E' in un tale clima che si collocano tentativi di raggruppare i cattolici in
forme parallele anche sul tema della pace. E per tanti di loro è una grande
sofferenza perché hanno pochi strumenti per sottrarsi all'abbraccio materno,
soffocante ma amorevole e allettante, del potere ecclesiastico.
Ed è in questa luce che vanno visti i provvedimenti repressivi nei confronti di
preti profondamente inseriti nei nuovi movimenti. Penso in particolare a don
Vitaliano della Sala e a don Franco Barbero. Don Vitaliano, il prete cosiddetto
"no global", è stato rimosso dalla parrocchia di S. Angelo a Scala,
un paesino dell'Irpinia, nel novembre 2002, soprattutto per le sue
frequentazioni «pericolose», «centri e associazioni - si legge nel
decreto vaticano di rimozione- ben noti per la diffusione di idee in contrasto
con la dottrina e l'insegnamento della Chiesa» (Social forum,
disobbedienti, gay pride, centri sociali, operai in lotta, dissenso cattolico,
pastori evangelici...).
Con don Franco Barbero sono stati ancora più duri. Il prete della comunità di
base di Pinerolo è stato di recente ridotto allo stato laicale, cioè
letteralmente «spretato». I motivi adotti dal Vaticano hanno un carattere più
marcatamente teologico, avrebbe negato dogmi di fede, ma i motivi reali sono gli
stessi della rimozione di don Vitaliano: frequentazioni pericolose,
immedesimazione nei movimenti dal basso. Si sono sempre trovate motivazioni
teologiche per accendere i roghi. E anche oggi basta una virgola per accusare
l'eretico di non credere nella Trinità o in qualsiasi altro fondamento della
fede. Si mescoli pure ai ribelli che vogliono scalare il cielo, ma sarà solo.

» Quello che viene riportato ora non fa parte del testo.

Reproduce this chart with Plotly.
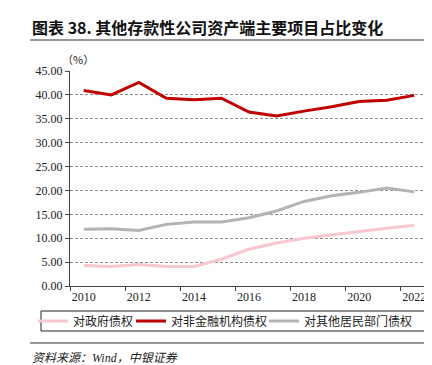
import plotly.graph_objects as go

years = list(range(2010, 2023))
gov = [4.3, 4.1, 4.5, 4.1, 4.1, 5.6, 7.7, 9.0, 10.0, 10.7, 11.5, 12.1, 12.7]
nonfin = [40.9, 40.0, 42.6, 39.3, 39.0, 39.3, 36.4, 35.6, 36.6, 37.5, 38.6, 38.9, 39.9]
resid = [11.9, 12.0, 11.6, 12.9, 13.4, 13.4, 14.3, 15.7, 17.7, 18.9, 19.6, 20.5, 19.7]
names = ["对政府债权", "对非金融机构债权", "对其他居民部门债权"]
colors = ["#F7C6CF", "#C00000", "#B3B3B3"]
yticks = [0, 5, 10, 15, 20, 25, 30, 35, 40, 45]
xlabels = [2010, 2012, 2014, 2016, 2018, 2020, 2022]

W, H = 432, 365
L, R, T, B = 62, 12, 63, 87
pw, ph = W - L - R, H - T - B

def px(x):
    return (x - L) / pw

def py(y):
    return (H - B - y) / ph

SERIF = "Liberation Serif, Noto Sans CJK SC, serif"
LEGX = [25, 123, 256]

fig = go.Figure()
for i, (series, name, col) in enumerate(zip([gov, nonfin, resid], names, colors)):
    fig.add_trace(go.Scatter(x=years, y=series, name=name, mode="lines",
                             line=dict(color=col, width=3),
                             legend="legend" if i == 0 else f"legend{i+1}"))

legend_common = dict(orientation="h", y=py(313), yanchor="middle", xanchor="left",
                     bgcolor="rgba(0,0,0,0)", borderwidth=0,
                     font=dict(size=12, family="Noto Sans CJK SC", color="#222"))

fig.update_layout(
    width=W, height=H,
    margin=dict(l=L, r=R, t=T, b=B),
    paper_bgcolor="white", plot_bgcolor="white",
    font=dict(family=SERIF, size=12, color="#222"),
    showlegend=True,
    legend=dict(x=px(LEGX[0]), **legend_common),
    legend2=dict(x=px(LEGX[1]), **legend_common),
    legend3=dict(x=px(LEGX[2]), **legend_common),
    xaxis=dict(range=[2009.5, 2022.5], tickvals=xlabels, ticktext=[str(v) for v in xlabels],
               ticks="", showgrid=False, showline=True, linecolor="#444", linewidth=1,
               zeroline=False, tickfont=dict(size=12, family=SERIF),
               minor=dict(tickvals=[2009.5, 2011.5, 2013.5, 2015.5, 2017.5, 2019.5, 2021.5],
                          ticks="outside", ticklen=4, tickcolor="#444", showgrid=False)),
    yaxis=dict(range=[0, 45], tickvals=yticks, tickformat=".2f", ticks="outside",
               ticklen=4, tickcolor="#444", showline=True, linecolor="#444", linewidth=1,
               showgrid=True, gridcolor="#8c8c8c", griddash="3px,2px", gridwidth=1,
               zeroline=False, tickfont=dict(size=12, family=SERIF)),
)

fig.add_annotation(text="<b>图表 38. 其他存款性公司资产端主要项目占比变化</b>",
                   xref="paper", yref="paper", x=px(22), y=py(19), xanchor="left", yanchor="middle",
                   showarrow=False, font=dict(size=16, family="Noto Sans CJK SC", color="#111"))
fig.add_annotation(text="（%）", xref="paper", yref="paper", x=px(52), y=py(51),
                   xanchor="left", yanchor="middle", showarrow=False,
                   font=dict(size=11, family="Noto Sans CJK SC", color="#222"))
fig.add_annotation(text="<i>资料来源：Wind，中银证券</i>", xref="paper", yref="paper",
                   x=px(22), y=py(350), xanchor="left", yanchor="middle", showarrow=False,
                   font=dict(size=12, family="Liberation Serif, Noto Sans CJK SC", color="#222"))
fig.add_shape(type="line", xref="paper", yref="paper", x0=px(22), x1=px(420), y0=py(32), y1=py(32),
              line=dict(color="#333", width=1))
fig.add_shape(type="line", xref="paper", yref="paper", x0=px(22), x1=px(420), y0=py(335), y1=py(335),
              line=dict(color="#333", width=1))
fig.add_shape(type="rect", xref="paper", yref="paper", x0=px(33), x1=px(417), y0=py(303), y1=py(323),
              line=dict(color="#222", width=1))

fig.write_html("out.html")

Non avrà più credibilità e consenso all'interno dell'ovile belante. E'
sconcertante che alcune persone di norma aperte e avvedute si siano lasciate
ingannare dal fumo delle motivazioni teologiche. No, don Vitaliano Della Sala e
don Franco Barbero non sono stati colpiti perché hanno negato la Trinità o la
Resurrezione ma perché si sono «incarnati» nella vitalità dei movimenti dal
basso e hanno rivendicato l'autonomia della loro coscienza e di quella di tutti.
Sono stati separati e isolati dal gregge per decristianizzarli e depotenziarli
in modo da farli così risucchiare totalmente dai movimenti. Mentre essi
vogliono restare nei movimenti come testimoni del Vangelo dei poveri nelle realtà
emarginate e diseredate attuali e come una spina nel fianco di una Chiesa che
rischia di usare la emarginazione per ritagliarsi uno spazio di potere nella
società secolarizzata. Ce la faranno?
Non saranno soli. Sia per don Vitaliano che per don Franco, la traccia segnata
da esperienze di frontiera come ad esempio i cattolici dei «segni dei tempi» e
fra loro le comunità di base, sebbene incerta, fragile e precaria, è una
possibilità aperta. Insomma il vero interrogativo che resta sospeso è: ritorno
alla consueta secolare separatezza o sviluppo della integrazione («incarnazione»
nel linguaggio cristiano) nel rispetto delle specificità? Il dibattito è
aperto e intenso e qualche volta burrascoso. E' in gioco l'unità del movimento
e la sua capacità di segnare la storia.